Have you checked out Oracle's DataGuard? It's available on http://technet.oracle.com and sounds like it might help.

OracleMS wrote:

> eeknoch_at_gci.net (Edward Knoch) wrote in message news:<c242a22d.0105301411.240f7e98_at_posting.google.com>...
> > "ff" <cfs3526_at_ureach.com> wrote in message news:<WhKH6.7841$Aj1.3878670_at_typhoon2.ba-dsg.net>...
> > > We have a standby databse, and we use a in house developed perl script to
> > > copy the redologs from the remote production database.
> > > The way we do is we use 'ls -l' to detect the redolog file, as soon as we
> > > see it, wait for 30 seconds, and then we copy it over. Most of time it
> > > worked, but sometimes, the copy begins before the production finish writing
> > > to the redo, and we got corrupted file.
> > > Is there any way we can monitor the finish of the redologs and begin to copy
> > > only after the writing of redologs have finished?
> > >
> > > Thanks for your help.
> > >
> > > PS: Could some body show me your script for manually copy your redo logfile
> > > to remote standby database?
> > >
> > > Thanks.
>
> You can start up a Server Manager/SQL Plus session in your perl script
> and check one of two views - v$log or v$archived_log (actually, you
> can also do 'archive log list', but there's unneccessary parsing
> involved to get the sequence number of the last archived log.)
>
> In v$log, you can check the largest sequence# that has a value of YES
> in the ARCHIVED column. That is the last archived log.
> Or in v$archived_log, you can check for the max(sequence) and that
> will be your last archived log.
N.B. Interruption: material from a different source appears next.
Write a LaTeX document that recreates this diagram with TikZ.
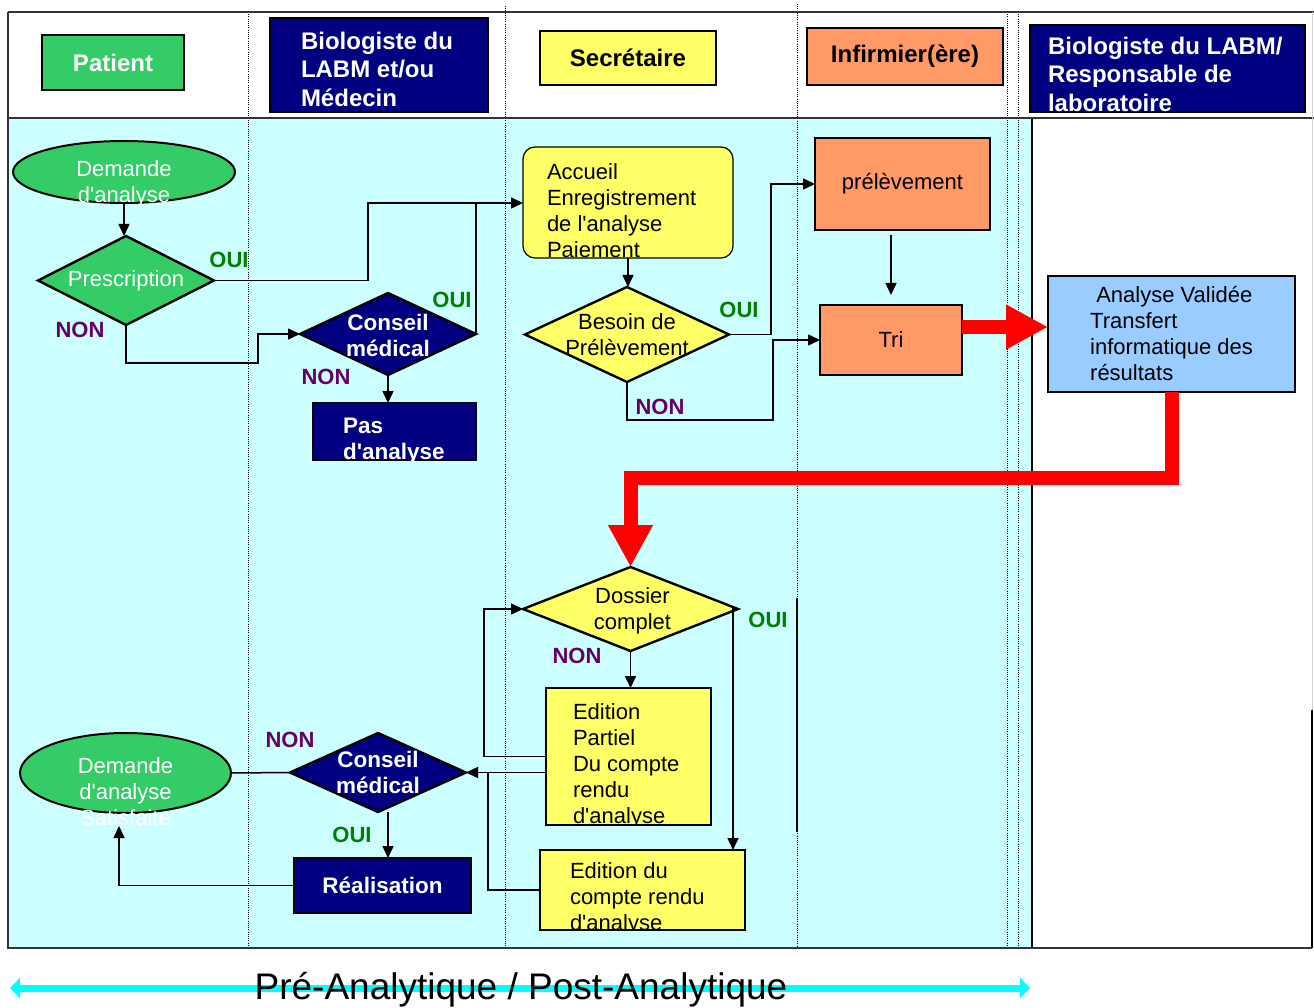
\documentclass[tikz,border=0pt]{standalone}
\usepackage{fontspec}
\setmainfont{Liberation Sans}[Ligatures=TeXOff]
\usetikzlibrary{shapes.geometric,arrows.meta}

\definecolor{grn}{HTML}{33CC66}
\definecolor{navy}{HTML}{000080}
\definecolor{ylw}{HTML}{FFFF66}
\definecolor{salmon}{HTML}{FF9966}
\definecolor{skyb}{HTML}{99CCFF}
\definecolor{lanefill}{HTML}{CCFFFF}
\definecolor{ouigreen}{HTML}{008000}
\definecolor{nonpurple}{HTML}{660066}
\definecolor{framegray}{HTML}{333333}
\definecolor{aqua}{HTML}{00FFFF}

\begin{document}
\begin{tikzpicture}[x=1pt,y=-1pt,
  every node/.style={inner sep=0pt,outer sep=0pt},
  reg/.style={font=\fontsize{22}{26}\selectfont},
  hdr/.style={font=\fontsize{24}{28.5}\selectfont\bfseries},
  bld/.style={font=\fontsize{22.5}{26}\selectfont\bfseries},
  box/.style n args={3}{rectangle,draw=black,line width=1.2pt,fill=#1,minimum width=#2,minimum height=#3},
  dia/.style n args={3}{diamond,draw=black,line width=2.4pt,fill=#1,minimum width=#2,minimum height=#3},
  oval/.style n args={3}{ellipse,draw=black,line width=2pt,fill=#1,minimum width=#2,minimum height=#3},
  boxtext/.style={anchor=base west,align=left},
  oui/.style={text=ouigreen,font=\fontsize{22}{26}\selectfont\bfseries},
  non/.style={text=nonpurple,font=\fontsize{22}{26}\selectfont\bfseries},
  con/.style={draw=black,line width=1.5pt},
  arr/.style={con,-{Triangle[length=12pt,width=11pt]}},
  bigred/.style={draw=red,line width=14pt,line join=miter,-{Triangle[length=42pt,width=42pt]}},
  lanesep/.style={draw=black,line width=0.9pt,dash pattern=on 1pt off 1.2pt},
  framel/.style={draw=framegray,line width=2pt}
]
% page
\fill[white] (0,0) rectangle (1314,1008);
\useasboundingbox (0,0) rectangle (1314,1008);
\fill[lanefill] (8,118) rectangle (1032,948);

% lane separators
\foreach \lx/\ly in {248/12, 505/6, 797/4, 1007/12, 1018/12}
  \draw[lanesep] (\lx,\ly) -- (\lx,948);
\draw[line width=1.6pt] (797,598) -- (797,832);
\draw[line width=1.5pt] (1032,118) -- (1032,948);

% frame
\draw[framel] (8,12) -- (1314,12);
\draw[framel] (8,118) -- (1314,118);
\draw[framel] (8,12) -- (8,948) -- (1312,948);
\draw[draw=gray!35,line width=1pt] (1312,12) -- (1312,710);
\draw[line width=2pt] (1312,710) -- (1312,948);

% lane headers
\node[box={grn}{142}{55},hdr,text=white] (hPat) at (113,62.5) {Patient};
\node[box={navy}{218}{94}] (hBio) at (379,65) {};
\begin{scope}
  \clip (hBio.south west) rectangle (hBio.north east);
  \node[boxtext,hdr,text=white] (hBio-t) at (301,106.5) {Biologiste du\\LABM et/ou\\Médecin};
\end{scope}
\node[box={ylw}{176}{54},hdr] (hSec) at (628,58) {Secrétaire};
\node[box={salmon}{196}{57},hdr] (hInf) at (905,56.5) {Infirmier(ère)};
\node[box={navy}{275}{87}] (hResp) at (1167.5,68.5) {};
\begin{scope}
  \clip (hResp.south west) rectangle (hResp.north east);
  \node[boxtext,hdr,text=white] (hResp-t) at (1048,111.5) {Biologiste du LABM/\\Responsable de\\laboratoire};
\end{scope}

% pre-analytic flow
\node[oval={grn}{222}{62},label={[reg,text=white,align=center,yshift=-11.5pt,name=dem1-t]center:Demande\\d'analyse}] (dem1) at (124,172) {};
\node[dia={grn}{176}{89},label={[reg,text=white,name=presc-t]center:Prescription}] (presc) at (126,280.5) {};
\node[dia={navy}{176}{82},label={[bld,text=white,align=center,yshift=-1pt,name=cons1-t]center:Conseil\\médical}] (cons1) at (388,334) {};
\node[box={navy}{163}{57}] (pas) at (394.5,431.5) {};
\begin{scope}
  \clip (pas.south west) rectangle (pas.north east);
  \node[boxtext,bld,text=white] (pas-t) at (343,459) {Pas\\d'analyse};
\end{scope}
\node[box={ylw}{210}{111},rounded corners=12pt] (acc) at (628,202.5) {};
\begin{scope}
  \clip[rounded corners=12pt] (acc.south west) rectangle (acc.north east);
  \node[boxtext,reg] (acc-t) at (547,258) {Accueil\\Enregistrement\\de l'analyse\\Paiement};
\end{scope}
\node[dia={ylw}{204}{95},label={[reg,align=center,name=bes-t]center:Besoin de\\Prélèvement}] (bes) at (627,334.5) {};
\node[box={salmon}{175}{92},reg] (prel) at (902.5,184) {prélèvement};
\node[box={salmon}{142}{70},reg] (tri) at (891,340) {Tri};
\node[box={skyb}{247}{116},reg,align=left] (ana) at (1171.5,334) {\ Analyse Validée\\Transfert\\informatique des\\résultats};

% post-analytic flow
\node[dia={ylw}{215}{84},label={[reg,align=center,yshift=-2pt,xshift=2pt,name=dos-t]center:Dossier\\complet}] (dos) at (630.5,609) {};
\node[box={ylw}{165}{137}] (edp) at (628.5,756.5) {};
\begin{scope}
  \clip (edp.south west) rectangle (edp.north east);
  \node[boxtext,reg] (edp-t) at (573,823) {Edition\\Partiel\\Du compte\\rendu\\d'analyse};
\end{scope}
\node[box={ylw}{205}{80}] (edc) at (642.5,890) {};
\begin{scope}
  \clip (edc.south west) rectangle (edc.north east);
  \node[boxtext,reg] (edc-t) at (570,930) {Edition du\\compte rendu\\d'analyse};
\end{scope}
\node[dia={navy}{176}{79},label={[bld,text=white,align=center,name=cons2-t]center:Conseil\\médical}] (cons2) at (378,772.5) {};
\node[box={navy}{177}{55},bld,text=white] (real) at (382.5,885.5) {Réalisation};
\node[oval={grn}{211}{80},label={[reg,text=white,align=center,yshift=-19pt,name=dem2-t]center:Demande\\d'analyse\\Satisfaite}] (dem2) at (125.5,773) {};

% decision labels
\node[oui] (o1) at (229,260) {OUI};
\node[non] (n1) at (80,330) {NON};
\node[oui] (o2) at (452,300) {OUI};
\node[non] (n2) at (326,377) {NON};
\node[oui] (o3) at (739,310) {OUI};
\node[non] (n3) at (660,407) {NON};
\node[oui] (o4) at (768,620) {OUI};
\node[non] (n4) at (577,656) {NON};
\node[non] (n5) at (290,740) {NON};
\node[oui] (o5) at (352,835) {OUI};

% connectors
\draw[arr] (dem1.south) -- (dem1.south |- presc.north);
\coordinate (j1) at (368,203);
\draw[arr] (presc.east) -| (j1) -- (j1 -| acc.west);
\draw[con] (cons1.east) -- (cons1.east |- j1);
\coordinate (j2) at (258,363);
\draw[arr] (presc.south) |- (j2) |- (cons1.west);
\draw[arr] (cons1.south) -- (cons1.south |- pas.north);
\draw[arr] (acc.south) -- (acc.south |- bes.north);
\coordinate (j3) at (771,184);
\draw[arr] (bes.east) -| (j3) -- (prel.west);
\coordinate (j4) at (773,420);
\draw[arr] (bes.south) |- (j4) |- (tri.west);
\draw[arr,shorten <=5pt,shorten >=10pt] (prel.south -| tri.north) -- (tri.north);

\coordinate (r1) at ([yshift=13pt]tri.east);
\draw[bigred] (r1) -- (r1 -| ana.west);
\coordinate (j5) at (630.5,478);
\draw[bigred] (ana.south) |- (j5) -- (dos.north);

\draw[arr] (dos.south) -- (dos.south |- edp.north);
\coordinate (j6) at (733,609);
\draw[arr] (dos.east) -- (j6) -- (j6 |- edc.north);
\coordinate (j7) at (484,609);
\draw[arr] (edp.west) -| (j7) -- (dos.west);
\draw[arr] (edp.west |- cons2.east) -- (cons2.east);
\coordinate (j8) at (488,772.5);
\draw[con] (edc.west) -| (j8);
\draw[con] (dem2.east) -- (cons2.west);
\coordinate (k1) at ([xshift=10pt]cons2.south);
\draw[arr] (k1) -- (k1 |- real.north);
\coordinate (j9) at (119,885.5);
\draw[arr,shorten >=13pt] (real.west) -- (j9) -- (j9 |- dem2.south);

% phase arrow
\coordinate (bL) at (10,988);
\coordinate (bR) at (1030,988);
\draw[aqua,line width=7pt,{Triangle[length=10pt,width=20pt]}-{Triangle[length=10pt,width=20pt]}] (bL) -- (bR);
\node[font=\fontsize{37}{40}\selectfont,anchor=base] (phase) at (521,999) {Pré-Analytique / Post-Analytique};
\end{tikzpicture}
\end{document}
Since you will have a certain log
> format, you can reconstruct the log filename in your script (so if
> your format is sid_sequence#.arc, then by getting the max sequence#
> from v$archived_log, you can generate the filename as
> /your/archive/dest/directory/${ORACLE_SID}_001200.arc and then copy
> all files in your archive destination that have sequence# less than
> this one over to your backup directory. . You can do a readdir() or
> glob in Perl to get the filenames in the directory. Put that in a
> while loop and you can repeat the actions for all the files. This way
> you dont have to do an 'ls -l'. If you have any problems getting this
> to work, post the specific nature of the problem and I can give you
> some code snippets. I would have given one now, but I'm late for work.
> I'm sure others will post valuable information as well. Best of luck.